I was standing at the sink this morning doing the washing up and wondering why the small birds seemed to have given up their near-constant competition for the feeders when I had a sudden, very vivid vision of....
....a view not unlike this one except in colour. I have no idea why these memory pictures, as I call them, explode on me, or what triggers them - I had no particular reason to be thinking of our three years at Bernard Mizeki College in Rhodesia all those fifty or more years ago. It's as if my brain suddenly generates a random number and then sends some electrical pulses off to collect whatever memory is in that box, and then slams it in to my consciousness.The picture is always still, in colour, very sudden, very real, followed by a slow fading. I don't mind them, which is just as well as they are becoming more frequent, though they leave me feeling a little upset because what lingers is a wish that I could wind the clock back to those days and because - and this is another feature - they are almost always of a place where I was very happy.

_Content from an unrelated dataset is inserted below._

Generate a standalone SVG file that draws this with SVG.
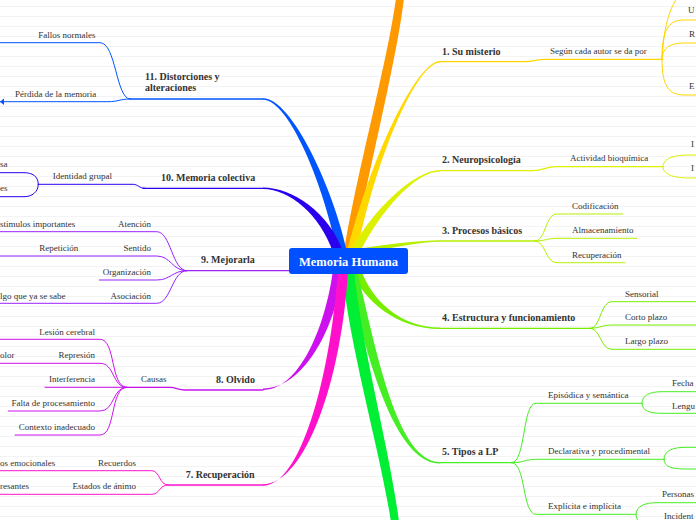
<svg xmlns="http://www.w3.org/2000/svg" width="696" height="520" viewBox="0 0 696 520">
<defs>
<pattern id="bg" width="696" height="10" patternUnits="userSpaceOnUse"><rect width="696" height="10" fill="#ffffff"/><line x1="0" y1="6.5" x2="696" y2="6.5" stroke="#f3f3f3" stroke-width="1"/></pattern>
<style>
.t{font-family:"Liberation Serif","Times New Roman",serif;font-size:9px;fill:#333}
.h{font-family:"Liberation Serif","Times New Roman",serif;font-size:10px;font-weight:bold;fill:#333}
.e{text-anchor:end}
.l{fill:none;stroke-width:1;stroke-linecap:round}
.m{fill:none;stroke-width:1.3;stroke-linecap:round}
</style>
</defs>
<rect width="696" height="520" fill="url(#bg)"/>
<g id="connectors">
<path d="M396,-2 C388,60 355,180 344,252 L354,252 C366,180 397,60 404,-2 Z" fill="#ff9900"/>
<path d="M347,252 C373,150 418,61 440,61 L440,62.5 C418,62.5 378,150 357,252 Z" fill="#ffd800"/>
<path d="M350,252 C372,210 415,170 440,170 L440,171.5 C415,171.5 380,212 360,252 Z" fill="#ddf000"/>
<path d="M356,249 C390,244 420,240.3 440,240.3 L440,241.7 C420,241.7 392,248 362,253 Z" fill="#b5f000"/>
<path d="M351,270 C364,302 398,329 440,329 L440,327.5 C400,327.5 372,300 361,270 Z" fill="#77ee00"/>
<path d="M347,270 C365,350 393,463.5 440,463.5 L440,462 C397,462 376,350 357,270 Z" fill="#44ee22"/>
<path d="M342,270 C350,350 380,450 391,522 L399,522 C390,450 362,350 354,270 Z" fill="#00ee33"/>
<path d="M333,270 C325,330 298,390 263,390 L263,388.5 C302,388.5 335,332 343,270 Z" fill="#cc11ee"/>
<path d="M338,270 C330,380 300,485.8 263,485.8 L263,484.3 C305,484.3 342,380 348,270 Z" fill="#ff11cc"/>
<path d="M337,252 C325,190 290,99.8 263,99.8 L263,98.3 C292,98.3 334,190 347,252 Z" fill="#0055ff"/>
<path d="M333,252 C320,215 290,189 263,189 L263,187.6 C292,187.6 330,213 343,252 Z" fill="#2a00ee"/>
<path d="M289,270 C310,270 330,265 345,260 L345,272 C330,272 310,271.5 289,271.5 Z" fill="#9922ff"/>
</g>
<g id="n1" stroke="#ffd500">
<path class="m" d="M440,61.7 L525,61.7 C533,61.7 536,59.3 545,59.3 L662,59.3"/>
<path class="l" d="M662,59.3 C664,20 672,5 678,-3 M662,59.3 C662,30 668,20 684,20 L697,20 M662,59.3 C662,48 670,43 684,43 L697,43 M662,59.3 C662,85 668,95 684,95 L697,95"/>
<g stroke="none"><text class="h" x="442" y="54.5">1. Su misterio</text><text class="t" x="550" y="54">Según cada autor se da por</text><text class="t" x="688" y="13">U</text><text class="t" x="689" y="37">R</text><text class="t" x="689" y="89">E</text></g>
</g>
<g id="n2" stroke="#ddf000">
<path class="m" d="M440,170.7 L533,170.7 C543,170.7 546,166.7 556,166.7 L663,166.7"/>
<path class="l" d="M663,166.7 C663,159 672,155 690,155 L697,155 M663,166.7 C663,174 672,178 690,178 L697,178"/>
<g stroke="none"><text class="h" x="442" y="163">2. Neuropsicología</text><text class="t" x="570" y="161">Actividad bioquímica</text><text class="t" x="691" y="147">I</text><text class="t" x="691" y="171">I</text></g>
</g>
<g id="n3" stroke="#b5f000">
<path class="m" d="M440,241 L535,241"/>
<path class="l" d="M535,241 C546,241 545,214 557,214 L623,214 M535,241 C545,241 548,238.3 557,238.3 L637,238.3 M535,241 C546,241 545,262.7 557,262.7 L625,262.7"/>
<g stroke="none"><text class="h" x="442" y="233.5">3. Procesos básicos</text><text class="t" x="572" y="209">Codificación</text><text class="t" x="572" y="233">Almacenamiento</text><text class="t" x="572" y="257.5">Recuperación</text></g>
</g>
<g id="n4" stroke="#77ee00">
<path class="m" d="M440,328.3 L590,328.3"/>
<path class="l" d="M590,328.3 C601,328.3 600,301.7 612,301.7 L697,301.7 M590,328.3 C600,328.3 602,325 612,325 L697,325 M590,328.3 C601,328.3 600,349.3 612,349.3 L697,349.3"/>
<g stroke="none"><text class="h" x="442" y="320.5">4. Estructura y funcionamiento</text><text class="t" x="625" y="296.5">Sensorial</text><text class="t" x="625" y="320">Corto plazo</text><text class="t" x="625" y="344">Largo plazo</text></g>
</g>
<g id="n5" stroke="#44ee22">
<path class="m" d="M440,462.7 L511.7,462.7"/>
<path class="l" d="M511.7,462.7 C526,462.7 522,403.3 536,403.3 L642,403.3 M511.7,462.7 C524,462.7 525,459.3 536,459.3 L664,459.3 M511.7,462.7 C526,462.7 522,514.3 536,514.3 L636,514.3"/>
<path class="l" d="M642,403.3 C642,395 650,391.7 662,391.7 L697,391.7 M642,403.3 C642,411 650,413.3 662,413.3 L697,413.3 M664,459.3 C664,451 672,447.3 686,447.3 L697,447.3 M664,459.3 C664,467 672,469 686,469 L697,469 M636,514.3 C636,506 645,502.7 657,502.7 L697,502.7 M636,514.3 C636,520 640,524 645,526"/>
<g stroke="none"><text class="h" x="442" y="455">5. Tipos a LP</text><text class="t" x="548" y="398">Episódica y semántica</text><text class="t" x="548" y="454">Declarativa y procedimental</text><text class="t" x="548" y="509">Explícita e implícita</text><text class="t" x="672" y="386">Fecha</text><text class="t" x="672" y="408.5">Lengu</text><text class="t" x="662" y="497">Personas</text><text class="t" x="664" y="519">Incident</text></g>
</g>
<g id="n11" stroke="#0055ff">
<path class="m" d="M130,99 L263,99"/>
<path class="l" d="M130,99 C116,99 116,42.7 100,42.7 L-1,42.7 M130,99 C120,99 118,101.7 108,101.7 L-1,101.7"/>
<path d="M0,101.7 L4,98.5 L4,104.9 Z" fill="#0055ff" stroke="none"/>
<g stroke="none"><text class="h" x="145" y="79.5">11. Distorciones y</text><text class="h" x="145" y="91">alteraciones</text><text class="t" x="38.3" y="37.5">Fallos normales</text><text class="t" x="15" y="96.5">Pérdida de la memoria</text></g>
</g>
<g id="n10" stroke="#2a00ee">
<path class="m" d="M143,188.3 L263,188.3"/>
<path class="l" d="M38.3,184.3 L133,184.3 C138,184.3 139,188.3 145,188.3 M38.3,184.3 C38.3,176 32,172.7 24,172.7 L-1,172.7 M38.3,184.3 C38.3,192 32,196.7 24,196.7 L-1,196.7"/>
<g stroke="none"><text class="h" x="161" y="180.5">10. Memoria colectiva</text><text class="t" x="52.7" y="179">Identidad grupal</text><text class="t" x="0" y="167">sa</text><text class="t" x="0" y="191">es</text></g>
</g>
<g id="n9" stroke="#9922ff">
<path class="m" d="M186.7,270.7 L290,270.7"/>
<path class="l" d="M186.7,270.7 C172,270.7 171,231.7 156.7,231.7 L-1,231.7 M186.7,270.7 C172,270.7 171,256 156.7,256 L-1,256 M186.7,270.7 C172,270.7 171,280 156.7,280 L99.3,280 M186.7,270.7 C172,270.7 171,303.3 156.7,303.3 L-1,303.3"/>
<g stroke="none"><text class="h" x="201" y="263">9. Mejorarla</text><text class="t e" x="151" y="226.5">Atención</text><text class="t" x="0" y="226.5">stimulos importantes</text><text class="t e" x="151" y="251">Sentido</text><text class="t" x="39.3" y="251">Repetición</text><text class="t e" x="151" y="275">Organización</text><text class="t e" x="151" y="298.5">Asociación</text><text class="t" x="0" y="298.5">lgo que ya se sabe</text></g>
</g>
<g id="n8" stroke="#cc11ee">
<path class="m" d="M126.7,387.3 L170,387.3 C176,387.3 178,390 185,390 L263,390"/>
<path class="l" d="M126.7,387.3 C110,387.3 116,339.3 100,339.3 L-1,339.3 M126.7,387.3 C112,387.3 115,363.3 100,363.3 L-1,363.3 M126.7,387.3 L45,387.3 M126.7,387.3 C112,387.3 115,411 100,411 L8.3,411 M126.7,387.3 C110,387.3 116,435 100,435 L15,435"/>
<g stroke="none"><text class="h" x="216" y="382.5">8. Olvido</text><text class="t" x="141" y="382">Causas</text><text class="t e" x="95" y="334.5">Lesión cerebral</text><text class="t e" x="95" y="358">Represión</text><text class="t" x="0" y="358">olor</text><text class="t e" x="95" y="382">Interferencia</text><text class="t e" x="95" y="405.5">Falta de procesamiento</text><text class="t e" x="95" y="429.5">Contexto inadecuado</text></g>
</g>
<g id="n7" stroke="#ff11cc">
<path class="m" d="M168,485 L263,485"/>
<path class="l" d="M168,485 C159,485 160,470.7 151.7,470.7 L-1,470.7 M168,485 C159,485 160,494.3 151.7,494.3 L-1,494.3"/>
<g stroke="none"><text class="h" x="185.7" y="477.5">7. Recuperación</text><text class="t e" x="136" y="465.5">Recuerdos</text><text class="t" x="0" y="465.5">os emocionales</text><text class="t e" x="136" y="489">Estados de ánimo</text><text class="t" x="0" y="489">resantes</text></g>
</g>
<g id="center">
<rect x="289" y="248" width="119" height="26" rx="3" fill="#0050ff"/>
<text x="348.5" y="266" text-anchor="middle" style="font-family:'Liberation Serif','Times New Roman',serif;font-size:12.5px;font-weight:bold;fill:#ffffff">Memoria Humana</text>
</g>
</svg>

Occasionally the picture is a reaction to something I'm looking at, a bird or a shell on a beach, a skyscape, a flower, and the memory is usually of something similar but better, like a much bigger or more exotic bird.
Maybe the memory pictures happen because my mind isn't as busy as it used to be and, therefore, has more scope for doing what it wants: and cheering me with recollections of past happiness can't do any harm except.... I so wish I could live those experiences all over again.